Assuming adoption for NFC phone payments, an attacker could easily find his jackpot with just a couple of magstripe readers, the right target audience, and a cunning plan. We’re not exactly known for cybersecurity hygiene. NFC-based payments introduce new risks if not implemented properly. Well luckily, Google is also introducing a security solution called card tokenization along with that.
When we look at new technologies, the convenience and awesome-ness part is always heavily explained but rarely do we look at security. It deserves attention, too. So let’s break down the real question:
What’s protecting you when you tap?
Every physical card has a Primary Account Number (PAN)- a sensitive number printed out in front. When that number gets stolen, cloned, skimmed, leaked, or somehow memorized, fraudsters can use it almost anywhere. Unfortunately, the Philippines has its fair share of outdated terminals, questionable merchants, and legacy systems. That means if we passed real card numbers around through NFC, it would be wild-west chaos.
So tokenization tries to fix one specific thing: your real card number will never be the thing you send during a transaction.
What happens during tokenization?
When you add your card to Google Wallet, your bank issues a tokenized card number for your device, which they call a DPAN, or Dynamic PAN. it’s a device-specific number that behaves like a card but isn’t your actual card. These DPANs are managed by a token service provider like Visa or Mastercard.
When you tap your phone:
- The merchant receives your DPAN, not your real PAN
- Your device generates a one-time cryptogram, which acts like a dynamic security code for that transaction
- At most, the receipt will show the last four digits of your PAN
Even if someone intercepts your phone’s NFC signals or compromises your merchant’s database (assuming they’re silly enough to save your payment data), the hacker only gets a token they can’t reuse and a cryptogram that’s already been expired.
This doesn’t make NFC magically invincible, but it strips attackers of the most valuable loot: your real PAN.
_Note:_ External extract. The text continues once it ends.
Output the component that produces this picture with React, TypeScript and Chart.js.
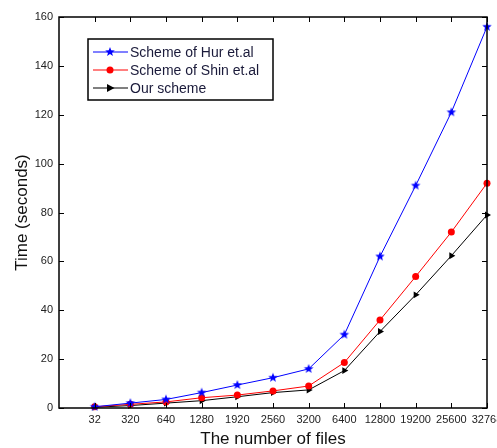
import React, { useEffect, useRef } from 'react';
import { Chart, registerables } from 'chart.js';

Chart.register(...registerables);

const fileCounts = ['32', '320', '640', '1280', '1920', '2560', '3200', '6400', '12800', '19200', '25600', '32768'];
const hurTimes = [0.5, 2, 3.5, 6.3, 9.4, 12.4, 16, 30, 62, 91, 121, 156];
const shinTimes = [0.5, 1.5, 2.5, 4.2, 5.3, 7, 9, 18.6, 36, 53.8, 72, 92];
const ourTimes = [0.3, 1, 2, 3, 4.6, 6.3, 7.4, 15.3, 31.3, 46.3, 62.3, 79];
const seriesNames = ['Scheme of Hur et.al', 'Scheme of Shin et.al', 'Our scheme'];
const seriesColors = ['#0000ff', '#ff0000', '#000000'];
const yMin = 0;
const yMax = 160;
const yStep = 20;

const FONT = '"Liberation Sans", Arial, Helvetica, sans-serif';

function makeStar(color: string, r: number): HTMLCanvasElement {
  const size = Math.ceil(r * 2 + 2);
  const c = document.createElement('canvas');
  c.width = size;
  c.height = size;
  const g = c.getContext('2d')!;
  const cx = size / 2;
  const cy = size / 2;
  g.beginPath();
  for (let i = 0; i < 10; i++) {
    const rr = i % 2 === 0 ? r : r * 0.42;
    const ang = -Math.PI / 2 + (i * Math.PI) / 5;
    const px = cx + rr * Math.cos(ang);
    const py = cy + rr * Math.sin(ang);
    if (i === 0) g.moveTo(px, py);
    else g.lineTo(px, py);
  }
  g.closePath();
  g.fillStyle = color;
  g.fill();
  return c;
}

function toPoints(vals: number[]) {
  return vals.map((v, i) => ({ x: i + 1, y: v }));
}

export default function App() {
  const ref = useRef<HTMLCanvasElement | null>(null);

  useEffect(() => {
    if (!ref.current) return;
    const star = makeStar(seriesColors[0], 5);

    const drawMarker = (ctx: CanvasRenderingContext2D, idx: number, x: number, y: number) => {
      ctx.save();
      ctx.fillStyle = seriesColors[idx];
      if (idx === 0) {
        ctx.drawImage(star, x - star.width / 2, y - star.height / 2);
      } else if (idx === 1) {
        ctx.beginPath();
        ctx.arc(x, y, 3.5, 0, Math.PI * 2);
        ctx.fill();
      } else {
        ctx.beginPath();
        ctx.moveTo(x + 4.5, y);
        ctx.lineTo(x - 3, y - 4);
        ctx.lineTo(x - 3, y + 4);
        ctx.closePath();
        ctx.fill();
      }
      ctx.restore();
    };

    const framePlugin = {
      id: 'frameAndLegend',
      afterDraw(chart: any) {
        const { ctx, chartArea: a, scales } = chart;
        const xs = scales.x;
        const ys = scales.y;
        ctx.save();
        ctx.strokeStyle = '#000';
        ctx.lineWidth = 1.5;
        ctx.strokeRect(a.left, a.top, a.right - a.left, a.bottom - a.top);
        const len = 5;
        ctx.lineWidth = 1;
        ctx.beginPath();
        xs.ticks.forEach((t: any) => {
          if (t.value <= 0) return;
          const px = Math.round(xs.getPixelForValue(t.value)) + 0.5;
          ctx.moveTo(px, a.bottom);
          ctx.lineTo(px, a.bottom - len);
          ctx.moveTo(px, a.top);
          ctx.lineTo(px, a.top + len);
        });
        ys.ticks.forEach((t: any) => {
          const py = Math.round(ys.getPixelForValue(t.value)) + 0.5;
          ctx.moveTo(a.left, py);
          ctx.lineTo(a.left + len, py);
          ctx.moveTo(a.right, py);
          ctx.lineTo(a.right - len, py);
        });
        ctx.stroke();

        // legend box
        const bx = a.left + 29;
        const by = a.top + 22;
        const bw = 185;
        const bh = 61;
        ctx.fillStyle = '#fff';
        ctx.fillRect(bx, by, bw, bh);
        ctx.lineWidth = 1.5;
        ctx.strokeStyle = '#000';
        ctx.strokeRect(bx, by, bw, bh);
        ctx.font = `14px ${FONT}`;
        ctx.textBaseline = 'middle';
        ctx.textAlign = 'left';
        seriesNames.forEach((name, i) => {
          const ly = by + 13 + i * 18;
          ctx.strokeStyle = seriesColors[i];
          ctx.lineWidth = 1;
          ctx.beginPath();
          ctx.moveTo(bx + 5, ly);
          ctx.lineTo(bx + 40, ly);
          ctx.stroke();
          drawMarker(ctx, i, bx + 22, ly);
          ctx.fillStyle = '#1a1a3a';
          ctx.fillText(name, bx + 42, ly + 1);
        });
        ctx.restore();
      },
    };

    const chart = new Chart(ref.current, {
      type: 'line',
      data: {
        datasets: [
          {
            label: seriesNames[0],
            data: toPoints(hurTimes),
            borderColor: seriesColors[0],
            backgroundColor: seriesColors[0],
            borderWidth: 1,
            pointStyle: star,
            pointRadius: 5,
            clip: false,
          },
          {
            label: seriesNames[1],
            data: toPoints(shinTimes),
            borderColor: seriesColors[1],
            backgroundColor: seriesColors[1],
            borderWidth: 1,
            pointStyle: 'circle',
            pointRadius: 3.5,
            pointBorderWidth: 0,
            clip: false,
          },
          {
            label: seriesNames[2],
            data: toPoints(ourTimes),
            borderColor: seriesColors[2],
            backgroundColor: seriesColors[2],
            borderWidth: 1,
            pointStyle: 'triangle',
            pointRotation: 90,
            pointRadius: 4,
            pointBorderWidth: 0,
            clip: false,
          },
        ],
      },
      options: {
        responsive: false,
        animation: false,
        events: [],
        layout: { padding: { top: 17, right: 10, left: 0, bottom: 0 } },
        plugins: {
          legend: { display: false },
          tooltip: { enabled: false },
        },
        scales: {
          x: {
            type: 'linear',
            min: 0,
            max: fileCounts.length,
            grid: { display: false, drawTicks: false },
            border: { display: false },
            ticks: {
              stepSize: 1,
              autoSkip: false,
              maxRotation: 0,
              padding: 5,
              color: '#222',
              font: { family: FONT, size: 11 },
              callback: (v: any) => {
                const i = Number(v);
                return i >= 1 && i <= fileCounts.length ? fileCounts[i - 1] : '';
              },
            },
            title: {
              display: true,
              text: 'The number of files',
              color: '#111',
              font: { family: FONT, size: 17 },
              padding: { top: 0, bottom: -2 },
            },
            afterFit: (s: any) => {
              s.height = 40;
              s.paddingLeft = 0;
              s.paddingRight = 0;
            },
          },
          y: {
            type: 'linear',
            min: yMin,
            max: yMax,
            grid: { display: false, drawTicks: false },
            border: { display: false },
            ticks: {
              stepSize: yStep,
              padding: 6,
              color: '#222',
              font: { family: FONT, size: 11 },
            },
            title: {
              display: true,
              text: 'Time (seconds)',
              color: '#111',
              font: { family: FONT, size: 17 },
              padding: { top: 12, bottom: 0 },
            },
            afterFit: (s: any) => {
              s.width = 59;
              s.paddingTop = 0;
              s.paddingBottom = 0;
            },
          },
        },
      },
      plugins: [framePlugin],
    });
    return () => chart.destroy();
  }, []);

  return (
    <div style={{ position: 'fixed', left: 0, top: 0, width: 497, height: 448, background: '#fff' }}>
      <canvas ref={ref} width={497} height={448} style={{ display: 'block', width: 497, height: 448 }} />
    </div>
  );
}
Card tokenization isn’t a new idea and it’s not exclusive to Google Pay. It’s a global standard used by modern card networks like Apple Pay, Samsung Pay, and others. It does remove a lot of the risk associated with tap-to-pay.
Is Google Wallet safe enough for PH?
It’s safer than physical cards in many scenarios, but not a free pass.
The security model is sound and tokenization is a real defensive upgrade. But the Philippines needs more than just tokenization, we need situational awareness.
Most successful fraud in the Philippines is still social engineering, not cryptographic failure.
As an attacker, the fastest play isn’t hacking the NFC signal but making you approve a payment, share an OTP, or install a fake payment app.
Tokenization doesn’t fix this. No cryptographic magic can protect someone who gets socially engineered.
So… yes. Google Wallet with its card tokenization feature makes it sufficiently secure. But the ecosystem also needs smart users, updated merchants, and a culture that values security as much as convenience.